GOAL: Exactly repeat the material, dropping every picture from the copy.

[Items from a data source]
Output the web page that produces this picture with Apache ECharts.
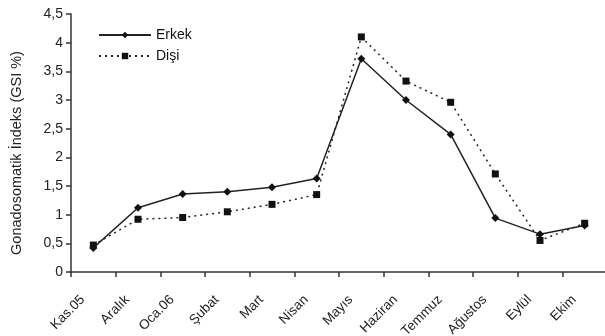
<!DOCTYPE html>
<html><head><meta charset="utf-8">
<script src="https://cdn.jsdelivr.net/npm/echarts@6/dist/echarts.min.js"></script>
<style>html,body{margin:0;padding:0;background:#fff}#c{width:605px;height:336px}</style>
</head><body><div id="c"></div>
<script>
const categories = ['Kas.05','Aralık','Oca.06','Şubat','Mart','Nisan','Mayıs','Haziran','Temmuz','Ağustos','Eylül','Ekim'];
const erkek = [0.42,1.12,1.36,1.40,1.48,1.63,3.72,3.00,2.40,0.94,0.66,0.81];
const disi = [0.47,0.92,0.95,1.05,1.18,1.35,4.10,3.33,2.96,1.71,0.55,0.85];
const yTicks = {min:0, max:4.5, interval:0.5};
const font = 'Liberation Sans, Arial, sans-serif';
const chart = echarts.init(document.getElementById('c'), null, {renderer:'canvas'});
chart.setOption({
  animation:false,
  backgroundColor:'#fff',
  textStyle:{fontFamily:font},
  grid:{left:71, right:-2, top:14, bottom:64, containLabel:false, outerBoundsMode:'none'},
  legend:{
    orient:'vertical', left:93, top:23, itemWidth:52, itemHeight:8, itemGap:7,
    textStyle:{fontFamily:font, fontSize:14, color:'#111'},
    data:['Erkek','Dişi']
  },
  xAxis:{
    type:'category', data:categories, boundaryGap:true,
    axisLine:{lineStyle:{color:'#333', width:1.5}},
    axisTick:{show:true, alignWithLabel:false, length:5, lineStyle:{color:'#333', width:1.5}},
    axisLabel:{rotate:45, interval:0, fontFamily:font, fontSize:13.5, color:'#222', margin:15, padding:[0,15,0,0]}
  },
  yAxis:{
    type:'value', min:yTicks.min, max:yTicks.max, interval:yTicks.interval,
    name:'Gonadosomatik İndeks (GSI %)', nameLocation:'middle', nameGap:47, nameRotate:90,
    nameTextStyle:{fontFamily:font, fontSize:14.5, color:'#222', padding:[0,20,0,0]},
    splitLine:{show:false},
    axisLine:{show:true, lineStyle:{color:'#333', width:1.5}},
    axisTick:{show:true, length:5, lineStyle:{color:'#333', width:1.5}},
    axisLabel:{fontFamily:font, fontSize:14, color:'#222', margin:8, formatter:v=>String(v).replace('.',',')}
  },
  series:[
    {name:'Erkek', type:'line', data:erkek, symbol:'diamond', symbolSize:8,
     lineStyle:{color:'#222', width:1.5}, itemStyle:{color:'#111'}},
    {name:'Dişi', type:'line', data:disi, symbol:'rect', symbolSize:7,
     lineStyle:{color:'#222', width:1.5, type:[2,4]}, itemStyle:{color:'#111'}}
  ]
});
</script></body></html>
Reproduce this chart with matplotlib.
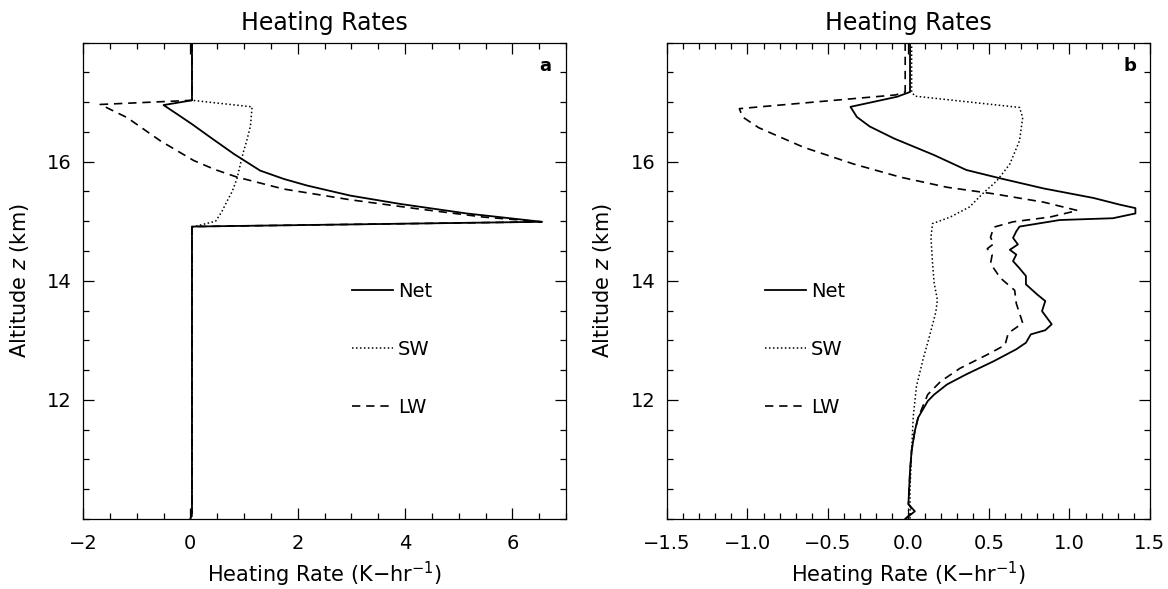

RESULT:
Output the web page that produces this picture with Apache ECharts.
<!DOCTYPE html>
<html><head><meta charset="utf-8">
<script src="https://cdn.jsdelivr.net/npm/echarts@6/dist/echarts.min.js"></script>
<style>html,body{margin:0;padding:0;background:#fff}#c{width:605px;height:336px}</style>
</head><body><div id="c"></div>
<script>
const categories = ['Kas.05','Aralık','Oca.06','Şubat','Mart','Nisan','Mayıs','Haziran','Temmuz','Ağustos','Eylül','Ekim'];
const erkek = [0.42,1.12,1.36,1.40,1.48,1.63,3.72,3.00,2.40,0.94,0.66,0.81];
const disi = [0.47,0.92,0.95,1.05,1.18,1.35,4.10,3.33,2.96,1.71,0.55,0.85];
const yTicks = {min:0, max:4.5, interval:0.5};
const font = 'Liberation Sans, Arial, sans-serif';
const chart = echarts.init(document.getElementById('c'), null, {renderer:'canvas'});
chart.setOption({
  animation:false,
  backgroundColor:'#fff',
  textStyle:{fontFamily:font},
  grid:{left:71, right:-2, top:14, bottom:64, containLabel:false, outerBoundsMode:'none'},
  legend:{
    orient:'vertical', left:93, top:23, itemWidth:52, itemHeight:8, itemGap:7,
    textStyle:{fontFamily:font, fontSize:14, color:'#111'},
    data:['Erkek','Dişi']
  },
  xAxis:{
    type:'category', data:categories, boundaryGap:true,
    axisLine:{lineStyle:{color:'#333', width:1.5}},
    axisTick:{show:true, alignWithLabel:false, length:5, lineStyle:{color:'#333', width:1.5}},
    axisLabel:{rotate:45, interval:0, fontFamily:font, fontSize:13.5, color:'#222', margin:15, padding:[0,15,0,0]}
  },
  yAxis:{
    type:'value', min:yTicks.min, max:yTicks.max, interval:yTicks.interval,
    name:'Gonadosomatik İndeks (GSI %)', nameLocation:'middle', nameGap:47, nameRotate:90,
    nameTextStyle:{fontFamily:font, fontSize:14.5, color:'#222', padding:[0,20,0,0]},
    splitLine:{show:false},
    axisLine:{show:true, lineStyle:{color:'#333', width:1.5}},
    axisTick:{show:true, length:5, lineStyle:{color:'#333', width:1.5}},
    axisLabel:{fontFamily:font, fontSize:14, color:'#222', margin:8, formatter:v=>String(v).replace('.',',')}
  },
  series:[
    {name:'Erkek', type:'line', data:erkek, symbol:'diamond', symbolSize:8,
     lineStyle:{color:'#222', width:1.5}, itemStyle:{color:'#111'}},
    {name:'Dişi', type:'line', data:disi, symbol:'rect', symbolSize:7,
     lineStyle:{color:'#222', width:1.5, type:[2,4]}, itemStyle:{color:'#111'}}
  ]
});
</script></body></html>
Reproduce this chart with matplotlib.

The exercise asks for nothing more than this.